The Ontario 2019 budget, announced April 11 by Minister of Finance Victor Fedeli, outlines the government’s intention to reduce the provincial deficit and achieve a balanced budget by 2023–2024. The budget projects $154.2 billion in revenue and $163.4 billion in expenses in 2019–2020, exceeding estimated 2018–2019 expenses by approximately $900 million. Over the next five years, the budget projects a cumulative $821.3 billion in revenue and $841.1 billion in expenses, for a net $19.8 billion deficit over this period.

As part of the province’s recovery plan, total annual revenue is estimated to grow at an average of three per cent, while expenditure will increase by an annual average of one percent. The 2023–2024 period is projected to have a “modest surplus” of $1.9 billion.

Economic and fiscal outlook

The government’s 2019–2020 plans will see net debt increase by $16.5 billion to $359.9 billion; accumulated deficit will increase by $9.3 billion to $230 billion. Ontario has the largest subnational debt in the world, for which the government will shell out $13.3 billion in interest payments in 2019–2020.
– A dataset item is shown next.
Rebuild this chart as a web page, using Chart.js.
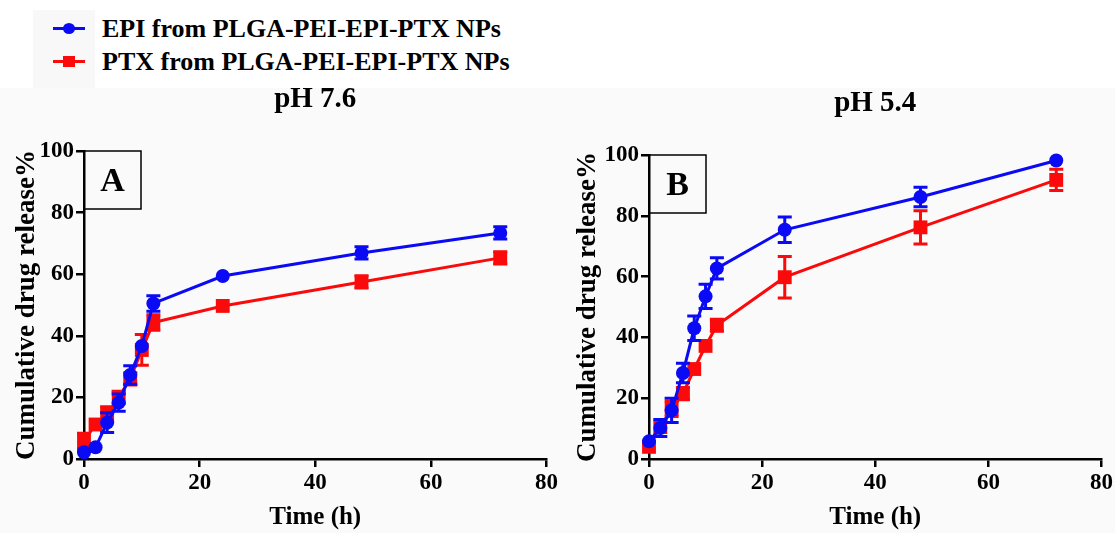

Current projected debt and deficit are greater than projections in the previous Liberal government’s budget, primarily owing to actual 2017–2018 figures being higher than previously estimated. Doug Ford’s government consequently inherited a $15 billion deficit, which it has since reduced to $11.7 billion.

The budget’s medium-term projections show that net debt will increase to $372.3 billion in 2020–2021 and $382.4 billion in 2021–2022. Accumulated deficit will rise to $235.8 billion and $240.4 billion in the same periods, respectively. This is also up from the previous budget’s 2020–2021 estimation of a $360.1 billion net debt and $212.3 billion deficit.

Owing to a “less supportive external environment,” Ontario’s economic growth is expected to slow, with real and nominal gross domestic product (GDP) growth projections down from last year’s projections. The 2019 budget projects a 1.4 per cent real GDP growth and a 3.4 per cent nominal GDP growth in 2019, compared to the previous budget’s 1.8 per cent and 3.9 per cent projections. Government planning assumptions partially rely on consultations with private sector economists; in February, U of T projected that Ontario’s real GDP would grow by two per cent in 2019.

Employment growth in 2019 is forecast to grow from a previous 1.1 per cent in the 2018 budget to 1.3 per cent. Job creation is one of the government’s core commitments and, to this end, the budget notes that 132,000 net new jobs have been created since June 2018.

Infrastructure expenditure is slated to total $14.7 billion in 2019–2020, with the bulk of this coming from $8.6 billion in the transportation sector; $351 million will go to postsecondary education and training infrastructure.

Postsecondary education expenses will drop from $12.1 billion in 2018–2019 to $11.4 billion in 2019–2020.

Commercialization opportunities

The budget also includes plans to strengthen the province’s intellectual property (IP) position and increase commercialization opportunities. The government will create an expert panel that will oversee the planning of a provincial IP framework particularly geared toward the postsecondary education sector.

In addition to the wealth of research it produces, U of T is also a leading university-based entrepreneurial hub, with over 500 research-based startups launched across its 10 accelerators and incubators over the past decade.

Details on this panel’s constitution and the processes that will be involved in creating its framework remain sparse. According to the budget, “this panel will potentially include representation from the postsecondary, industry, innovation, venture capital and investment, banking and finance sectors, as well as from medical research and intellectual property legal expertise.”

While the province does not currently have a framework for IP in place, the federal government launched its Intellectual Property Strategy in 2018 and U of T has its own Inventions Policy, which outlines the commercialization processes for U of T-associated research.